Dataset content ::
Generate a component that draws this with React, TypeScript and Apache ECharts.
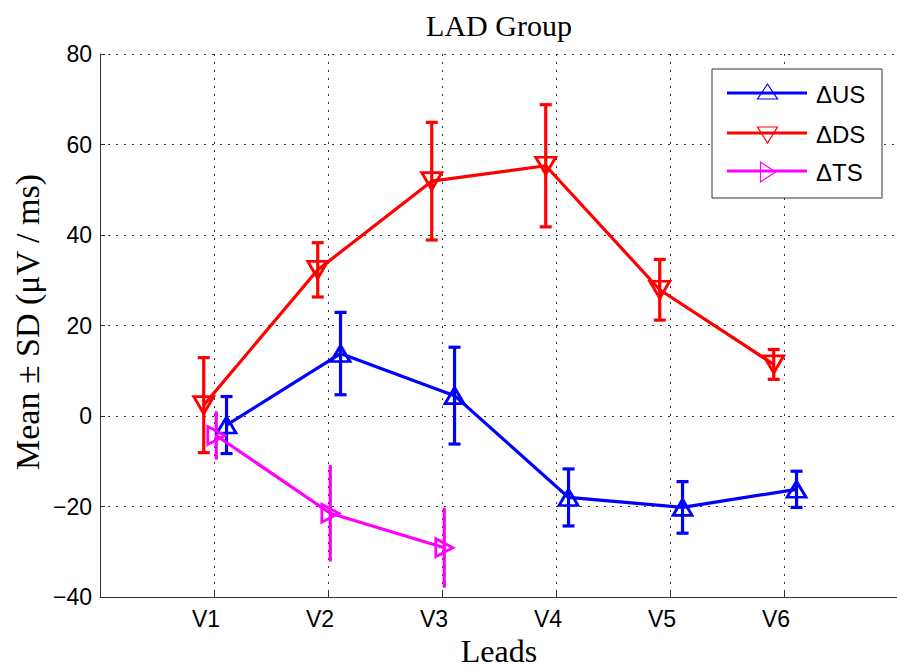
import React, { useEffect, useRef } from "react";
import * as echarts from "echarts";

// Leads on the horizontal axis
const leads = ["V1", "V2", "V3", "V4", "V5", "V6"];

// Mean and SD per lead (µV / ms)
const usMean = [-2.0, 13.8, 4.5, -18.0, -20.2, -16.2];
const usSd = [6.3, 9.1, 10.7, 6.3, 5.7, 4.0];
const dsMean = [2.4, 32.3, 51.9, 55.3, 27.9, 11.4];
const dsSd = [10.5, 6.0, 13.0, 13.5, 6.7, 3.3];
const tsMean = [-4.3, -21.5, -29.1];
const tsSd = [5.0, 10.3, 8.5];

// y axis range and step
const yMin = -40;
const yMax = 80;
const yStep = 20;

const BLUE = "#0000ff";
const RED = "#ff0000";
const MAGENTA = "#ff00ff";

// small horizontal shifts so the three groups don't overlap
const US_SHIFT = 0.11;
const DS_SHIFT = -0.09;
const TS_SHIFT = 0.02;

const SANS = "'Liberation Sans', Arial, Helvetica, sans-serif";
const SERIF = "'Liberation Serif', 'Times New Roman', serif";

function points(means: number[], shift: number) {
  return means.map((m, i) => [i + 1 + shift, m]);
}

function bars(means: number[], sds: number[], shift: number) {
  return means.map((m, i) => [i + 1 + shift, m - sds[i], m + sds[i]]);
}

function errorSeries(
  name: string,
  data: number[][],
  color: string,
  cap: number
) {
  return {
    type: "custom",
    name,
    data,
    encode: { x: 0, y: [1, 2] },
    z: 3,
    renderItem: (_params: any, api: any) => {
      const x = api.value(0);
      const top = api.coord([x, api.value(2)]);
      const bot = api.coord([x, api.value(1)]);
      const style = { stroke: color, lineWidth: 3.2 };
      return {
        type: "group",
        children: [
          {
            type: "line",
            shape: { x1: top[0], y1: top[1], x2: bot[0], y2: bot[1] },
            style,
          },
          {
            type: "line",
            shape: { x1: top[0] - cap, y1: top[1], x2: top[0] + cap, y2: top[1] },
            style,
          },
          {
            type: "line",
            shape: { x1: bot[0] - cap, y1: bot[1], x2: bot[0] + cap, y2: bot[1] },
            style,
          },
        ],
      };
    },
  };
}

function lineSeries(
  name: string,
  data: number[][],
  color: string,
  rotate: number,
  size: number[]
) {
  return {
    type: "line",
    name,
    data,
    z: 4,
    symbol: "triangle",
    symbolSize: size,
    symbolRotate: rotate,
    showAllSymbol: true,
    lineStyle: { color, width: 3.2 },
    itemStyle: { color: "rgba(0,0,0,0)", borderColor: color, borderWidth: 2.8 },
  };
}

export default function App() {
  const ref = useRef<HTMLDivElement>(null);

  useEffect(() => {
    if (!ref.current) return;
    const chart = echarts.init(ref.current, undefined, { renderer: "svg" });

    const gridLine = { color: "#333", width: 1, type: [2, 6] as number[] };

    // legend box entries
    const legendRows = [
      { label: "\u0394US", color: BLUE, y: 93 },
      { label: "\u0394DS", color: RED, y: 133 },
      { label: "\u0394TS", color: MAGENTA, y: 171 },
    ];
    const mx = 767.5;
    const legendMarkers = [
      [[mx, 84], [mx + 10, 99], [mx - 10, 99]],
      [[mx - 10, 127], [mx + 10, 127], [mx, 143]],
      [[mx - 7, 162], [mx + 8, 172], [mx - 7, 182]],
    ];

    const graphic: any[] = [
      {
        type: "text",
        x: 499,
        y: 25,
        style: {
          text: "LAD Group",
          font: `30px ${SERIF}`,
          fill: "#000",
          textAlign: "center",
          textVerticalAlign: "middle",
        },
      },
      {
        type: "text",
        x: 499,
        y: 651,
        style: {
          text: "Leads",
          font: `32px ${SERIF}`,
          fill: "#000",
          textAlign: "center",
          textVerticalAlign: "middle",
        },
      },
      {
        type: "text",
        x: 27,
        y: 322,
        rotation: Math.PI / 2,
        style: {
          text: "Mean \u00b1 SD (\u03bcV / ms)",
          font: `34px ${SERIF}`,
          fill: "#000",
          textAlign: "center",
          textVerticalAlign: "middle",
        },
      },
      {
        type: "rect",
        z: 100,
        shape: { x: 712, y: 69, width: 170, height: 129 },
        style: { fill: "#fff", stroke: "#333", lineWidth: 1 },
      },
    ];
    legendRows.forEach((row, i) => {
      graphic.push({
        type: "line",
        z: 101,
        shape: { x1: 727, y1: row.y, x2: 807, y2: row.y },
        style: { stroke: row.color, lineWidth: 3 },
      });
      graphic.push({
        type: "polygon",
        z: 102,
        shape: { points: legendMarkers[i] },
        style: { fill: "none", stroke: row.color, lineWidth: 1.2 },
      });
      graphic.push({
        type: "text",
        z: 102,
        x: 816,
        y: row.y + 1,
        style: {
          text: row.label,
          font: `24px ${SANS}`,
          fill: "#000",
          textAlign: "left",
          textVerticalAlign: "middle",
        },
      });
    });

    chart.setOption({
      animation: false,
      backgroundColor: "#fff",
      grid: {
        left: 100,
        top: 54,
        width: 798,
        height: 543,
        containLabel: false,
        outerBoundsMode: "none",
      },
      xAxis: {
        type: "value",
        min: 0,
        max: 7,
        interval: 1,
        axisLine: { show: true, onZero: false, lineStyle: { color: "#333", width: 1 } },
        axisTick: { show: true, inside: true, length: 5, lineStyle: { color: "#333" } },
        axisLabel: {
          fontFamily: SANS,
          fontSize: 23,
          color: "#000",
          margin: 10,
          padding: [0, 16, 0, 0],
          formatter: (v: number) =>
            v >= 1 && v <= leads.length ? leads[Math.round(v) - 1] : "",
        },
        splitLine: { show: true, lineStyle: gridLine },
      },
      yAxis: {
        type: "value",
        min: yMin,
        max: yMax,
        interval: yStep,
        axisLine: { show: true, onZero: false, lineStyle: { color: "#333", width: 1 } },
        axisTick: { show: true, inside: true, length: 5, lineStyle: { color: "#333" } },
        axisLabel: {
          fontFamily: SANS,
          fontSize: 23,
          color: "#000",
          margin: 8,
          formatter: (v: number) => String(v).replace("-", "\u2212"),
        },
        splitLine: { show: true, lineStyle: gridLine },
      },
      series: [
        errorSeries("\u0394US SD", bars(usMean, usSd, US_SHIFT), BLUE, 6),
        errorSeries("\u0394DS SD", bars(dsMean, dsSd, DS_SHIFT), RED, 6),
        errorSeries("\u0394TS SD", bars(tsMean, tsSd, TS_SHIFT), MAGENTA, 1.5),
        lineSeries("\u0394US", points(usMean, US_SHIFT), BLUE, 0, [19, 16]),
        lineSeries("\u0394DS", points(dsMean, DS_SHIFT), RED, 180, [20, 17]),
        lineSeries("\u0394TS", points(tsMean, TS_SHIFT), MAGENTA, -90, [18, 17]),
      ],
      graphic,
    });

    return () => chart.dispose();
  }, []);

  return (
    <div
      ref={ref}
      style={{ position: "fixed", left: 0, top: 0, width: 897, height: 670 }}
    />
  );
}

What is being asked ::
Pictures excluded, repeat exactly the lines from the top of the material through the line with "const tsSd = [5.0, 10.3, 8.5];", including both of those lines.

The response ::
Generate a component that draws this with React, TypeScript and Apache ECharts.
import React, { useEffect, useRef } from "react";
import * as echarts from "echarts";

// Leads on the horizontal axis
const leads = ["V1", "V2", "V3", "V4", "V5", "V6"];

// Mean and SD per lead (µV / ms)
const usMean = [-2.0, 13.8, 4.5, -18.0, -20.2, -16.2];
const usSd = [6.3, 9.1, 10.7, 6.3, 5.7, 4.0];
const dsMean = [2.4, 32.3, 51.9, 55.3, 27.9, 11.4];
const dsSd = [10.5, 6.0, 13.0, 13.5, 6.7, 3.3];
const tsMean = [-4.3, -21.5, -29.1];
const tsSd = [5.0, 10.3, 8.5];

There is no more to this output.